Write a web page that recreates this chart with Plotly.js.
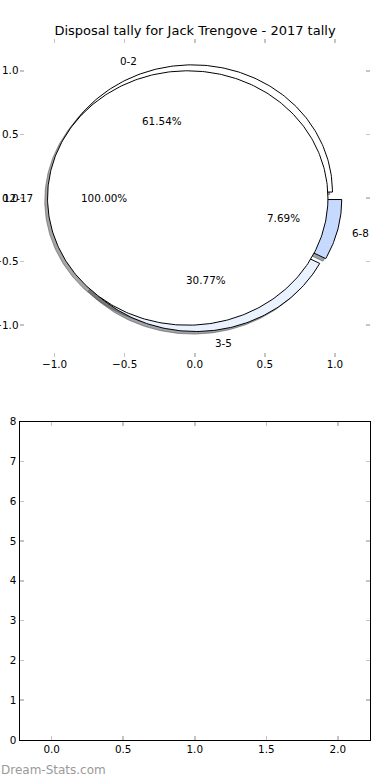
<!DOCTYPE html>
<html>
<head>
<meta charset="utf-8">
<script src="https://cdn.plot.ly/plotly-3.0.1.min.js"></script>
<style>html,body{margin:0;padding:0;background:#fff;}#chart{width:390px;height:780px;}</style>
</head>
<body>
<div id="chart"></div>
<script>
// ---- data ----
const categories = ['0-2', '3-5', '6-8'];
const values = [8, 4, 1];
const categories2 = ['12-17'];
const values2 = [1];
const titleText = 'Disposal tally for Jack Trengove - 2017 tally';
const pieTicks = [-1.0, -0.5, 0.0, 0.5, 1.0];
const barXTicks = [0.0, 0.5, 1.0, 1.5, 2.0];
const barYTicks = [0, 1, 2, 3, 4, 5, 6, 7, 8];

// ---- styles ----
const colors = ['#ffffff', '#eaf1ff', '#c6daff'];
const colors2 = ['#ffffff'];
const EXPLODE = 0.05;
const SHADOW = [-0.02, -0.02];
const FONT = 'DejaVu Sans, Arial, sans-serif';
const FS = 10.4;

function hexToRgb(h) {
  h = h.replace('#', '');
  return [parseInt(h.substr(0, 2), 16), parseInt(h.substr(2, 2), 16), parseInt(h.substr(4, 2), 16)];
}

function buildPie(cats, vals, cols) {
  const total = vals.reduce((a, b) => a + b, 0);
  let start = 0;
  const out = [];
  vals.forEach((v, i) => {
    const frac = v / total;
    const t1 = start, t2 = start + frac * 360;
    const mid = (t1 + t2) / 2 * Math.PI / 180;
    const cx = EXPLODE * Math.cos(mid), cy = EXPLODE * Math.sin(mid);
    const xs = [], ys = [];
    const full = frac >= 0.9999;
    const n = Math.max(8, Math.round(frac * 360));
    if (!full) { xs.push(cx); ys.push(cy); }
    for (let k = 0; k <= n; k++) {
      const a = (t1 + (t2 - t1) * k / n) * Math.PI / 180;
      xs.push(cx + Math.cos(a)); ys.push(cy + Math.sin(a));
    }
    if (!full) { xs.push(cx); ys.push(cy); }
    out.push({
      cat: cats[i], pct: (frac * 100).toFixed(2) + '%', color: cols[i],
      xs, ys,
      lx: cx + 1.1 * Math.cos(mid), ly: cy + 1.1 * Math.sin(mid),
      px: cx + 0.6 * Math.cos(mid), py: cy + 0.6 * Math.sin(mid)
    });
    start = t2;
  });
  return out;
}

const pie1 = buildPie(categories, values, colors);
const pie2 = buildPie(categories2, values2, colors2);
const allW = pie1.concat(pie2);

const traces = [];
// shadows first (lower zorder)
allW.forEach(w => {
  const c = hexToRgb(w.color).map(v => Math.round(v * 0.3));
  const col = 'rgba(' + c.join(',') + ',0.5)';
  traces.push({
    type: 'scatter', mode: 'lines', xaxis: 'x', yaxis: 'y',
    x: w.xs.map(v => v + SHADOW[0]), y: w.ys.map(v => v + SHADOW[1]),
    fill: 'toself', fillcolor: col, line: {color: col, width: 1},
    hoverinfo: 'skip', showlegend: false
  });
});
// wedges
allW.forEach(w => {
  traces.push({
    type: 'scatter', mode: 'lines', xaxis: 'x', yaxis: 'y',
    x: w.xs, y: w.ys,
    fill: 'toself', fillcolor: w.color, line: {color: '#000000', width: 1},
    hoverinfo: 'skip', showlegend: false
  });
});
// empty trace for lower axes
traces.push({type: 'scatter', mode: 'markers', x: [], y: [], xaxis: 'x2', yaxis: 'y2', showlegend: false});

const annotations = [];
allW.forEach(w => {
  annotations.push({
    xref: 'x', yref: 'y', x: w.lx, y: w.ly, text: w.cat, showarrow: false,
    xanchor: w.lx < 0 ? 'right' : 'left', yanchor: 'middle', borderpad: 0,
    font: {family: FONT, size: FS, color: '#000'}
  });
  annotations.push({
    xref: 'x', yref: 'y', x: w.px, y: w.py, text: w.pct, showarrow: false,
    xanchor: 'center', yanchor: 'middle', borderpad: 0,
    font: {family: FONT, size: FS, color: '#000'}
  });
});
annotations.push({
  xref: 'paper', yref: 'paper', x: 0, y: 1 - 770 / 780, text: 'Dream-Stats.com',
  showarrow: false, xanchor: 'left', yanchor: 'middle', borderpad: 0,
  font: {family: FONT, size: 12, color: '#9a9a9a'}
});

const tickStyle = {
  ticks: 'inside', ticklen: 4, tickwidth: 1.5, tickcolor: '#c4c4c4',
  showgrid: false, zeroline: false,
  tickfont: {family: FONT, size: FS, color: '#000'}
};

const layout = {
  width: 390, height: 780,
  margin: {l: 0, r: 0, t: 0, b: 0},
  paper_bgcolor: '#ffffff', plot_bgcolor: 'rgba(0,0,0,0)',
  hovermode: false, showlegend: false,
  title: {text: titleText, x: 0.5, xanchor: 'center', y: 1 - 30 / 780, yanchor: 'middle',
          font: {family: FONT, size: 13, color: '#000'}},
  xaxis: Object.assign({}, tickStyle, {
    domain: [19.5 / 390, 370 / 390], range: [-1.25, 1.25], anchor: 'y',
    tickvals: pieTicks, tickformat: '.1f', showline: false, mirror: 'ticks'
  }),
  yaxis: Object.assign({}, tickStyle, {
    domain: [1 - 357 / 780, 1 - 39 / 780], range: [-1.25, 1.25], anchor: 'x',
    tickvals: pieTicks, tickformat: '.1f', showline: false, mirror: 'ticks'
  }),
  xaxis2: Object.assign({}, tickStyle, {
    domain: [19.5 / 390, 370 / 390], range: [-0.225, 2.225], anchor: 'y2',
    tickvals: barXTicks, tickformat: '.1f', showline: true, linecolor: '#000', linewidth: 1, mirror: 'ticks'
  }),
  yaxis2: Object.assign({}, tickStyle, {
    domain: [1 - 740 / 780, 1 - 421.7 / 780], range: [0, 8], anchor: 'x2',
    tickvals: barYTicks, tickformat: 'd', showline: true, linecolor: '#000', linewidth: 1, mirror: 'ticks'
  }),
  annotations: annotations
};

Plotly.newPlot('chart', traces, layout, {staticPlot: true, displayModeBar: false});
</script>
</body>
</html>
........
- **WHAT YOU SHOULD DO**
Output a faithful copy of the data, with each picture left out.

- **ANSWER TO THE TASK**
Write a web page that recreates this chart with Plotly.js.
<!DOCTYPE html>
<html>
<head>
<meta charset="utf-8">
<script src="https://cdn.plot.ly/plotly-3.0.1.min.js"></script>
<style>html,body{margin:0;padding:0;background:#fff;}#chart{width:390px;height:780px;}</style>
</head>
<body>
<div id="chart"></div>
<script>
// ---- data ----
const categories = ['0-2', '3-5', '6-8'];
const values = [8, 4, 1];
const categories2 = ['12-17'];
const values2 = [1];
const titleText = 'Disposal tally for Jack Trengove - 2017 tally';
const pieTicks = [-1.0, -0.5, 0.0, 0.5, 1.0];
const barXTicks = [0.0, 0.5, 1.0, 1.5, 2.0];
const barYTicks = [0, 1, 2, 3, 4, 5, 6, 7, 8];

// ---- styles ----
const colors = ['#ffffff', '#eaf1ff', '#c6daff'];
const colors2 = ['#ffffff'];
const EXPLODE = 0.05;
const SHADOW = [-0.02, -0.02];
const FONT = 'DejaVu Sans, Arial, sans-serif';
const FS = 10.4;

function hexToRgb(h) {
  h = h.replace('#', '');
  return [parseInt(h.substr(0, 2), 16), parseInt(h.substr(2, 2), 16), parseInt(h.substr(4, 2), 16)];
}

function buildPie(cats, vals, cols) {
  const total = vals.reduce((a, b) => a + b, 0);
  let start = 0;
  const out = [];
  vals.forEach((v, i) => {
    const frac = v / total;
    const t1 = start, t2 = start + frac * 360;
    const mid = (t1 + t2) / 2 * Math.PI / 180;
    const cx = EXPLODE * Math.cos(mid), cy = EXPLODE * Math.sin(mid);
    const xs = [], ys = [];
    const full = frac >= 0.9999;
    const n = Math.max(8, Math.round(frac * 360));
    if (!full) { xs.push(cx); ys.push(cy); }
    for (let k = 0; k <= n; k++) {
      const a = (t1 + (t2 - t1) * k / n) * Math.PI / 180;
      xs.push(cx + Math.cos(a)); ys.push(cy + Math.sin(a));
    }
    if (!full) { xs.push(cx); ys.push(cy); }
    out.push({
      cat: cats[i], pct: (frac * 100).toFixed(2) + '%', color: cols[i],
      xs, ys,
      lx: cx + 1.1 * Math.cos(mid), ly: cy + 1.1 * Math.sin(mid),
      px: cx + 0.6 * Math.cos(mid), py: cy + 0.6 * Math.sin(mid)
    });
    start = t2;
  });
  return out;
}

const pie1 = buildPie(categories, values, colors);
const pie2 = buildPie(categories2, values2, colors2);
const allW = pie1.concat(pie2);

const traces = [];
// shadows first (lower zorder)
allW.forEach(w => {
  const c = hexToRgb(w.color).map(v => Math.round(v * 0.3));
  const col = 'rgba(' + c.join(',') + ',0.5)';
  traces.push({
    type: 'scatter', mode: 'lines', xaxis: 'x', yaxis: 'y',
    x: w.xs.map(v => v + SHADOW[0]), y: w.ys.map(v => v + SHADOW[1]),
    fill: 'toself', fillcolor: col, line: {color: col, width: 1},
    hoverinfo: 'skip', showlegend: false
  });
});
// wedges
allW.forEach(w => {
  traces.push({
    type: 'scatter', mode: 'lines', xaxis: 'x', yaxis: 'y',
    x: w.xs, y: w.ys,
    fill: 'toself', fillcolor: w.color, line: {color: '#000000', width: 1},
    hoverinfo: 'skip', showlegend: false
  });
});
// empty trace for lower axes
traces.push({type: 'scatter', mode: 'markers', x: [], y: [], xaxis: 'x2', yaxis: 'y2', showlegend: false});

const annotations = [];
allW.forEach(w => {
  annotations.push({
    xref: 'x', yref: 'y', x: w.lx, y: w.ly, text: w.cat, showarrow: false,
    xanchor: w.lx < 0 ? 'right' : 'left', yanchor: 'middle', borderpad: 0,
    font: {family: FONT, size: FS, color: '#000'}
  });
  annotations.push({
    xref: 'x', yref: 'y', x: w.px, y: w.py, text: w.pct, showarrow: false,
    xanchor: 'center', yanchor: 'middle', borderpad: 0,
    font: {family: FONT, size: FS, color: '#000'}
  });
});
annotations.push({
  xref: 'paper', yref: 'paper', x: 0, y: 1 - 770 / 780, text: 'Dream-Stats.com',
  showarrow: false, xanchor: 'left', yanchor: 'middle', borderpad: 0,
  font: {family: FONT, size: 12, color: '#9a9a9a'}
});

const tickStyle = {
  ticks: 'inside', ticklen: 4, tickwidth: 1.5, tickcolor: '#c4c4c4',
  showgrid: false, zeroline: false,
  tickfont: {family: FONT, size: FS, color: '#000'}
};

const layout = {
  width: 390, height: 780,
  margin: {l: 0, r: 0, t: 0, b: 0},
  paper_bgcolor: '#ffffff', plot_bgcolor: 'rgba(0,0,0,0)',
  hovermode: false, showlegend: false,
  title: {text: titleText, x: 0.5, xanchor: 'center', y: 1 - 30 / 780, yanchor: 'middle',
          font: {family: FONT, size: 13, color: '#000'}},
  xaxis: Object.assign({}, tickStyle, {
    domain: [19.5 / 390, 370 / 390], range: [-1.25, 1.25], anchor: 'y',
    tickvals: pieTicks, tickformat: '.1f', showline: false, mirror: 'ticks'
  }),
  yaxis: Object.assign({}, tickStyle, {
    domain: [1 - 357 / 780, 1 - 39 / 780], range: [-1.25, 1.25], anchor: 'x',
    tickvals: pieTicks, tickformat: '.1f', showline: false, mirror: 'ticks'
  }),
  xaxis2: Object.assign({}, tickStyle, {
    domain: [19.5 / 390, 370 / 390], range: [-0.225, 2.225], anchor: 'y2',
    tickvals: barXTicks, tickformat: '.1f', showline: true, linecolor: '#000', linewidth: 1, mirror: 'ticks'
  }),
  yaxis2: Object.assign({}, tickStyle, {
    domain: [1 - 740 / 780, 1 - 421.7 / 780], range: [0, 8], anchor: 'x2',
    tickvals: barYTicks, tickformat: 'd', showline: true, linecolor: '#000', linewidth: 1, mirror: 'ticks'
  }),
  annotations: annotations
};

Plotly.newPlot('chart', traces, layout, {staticPlot: true, displayModeBar: false});
</script>
</body>
</html>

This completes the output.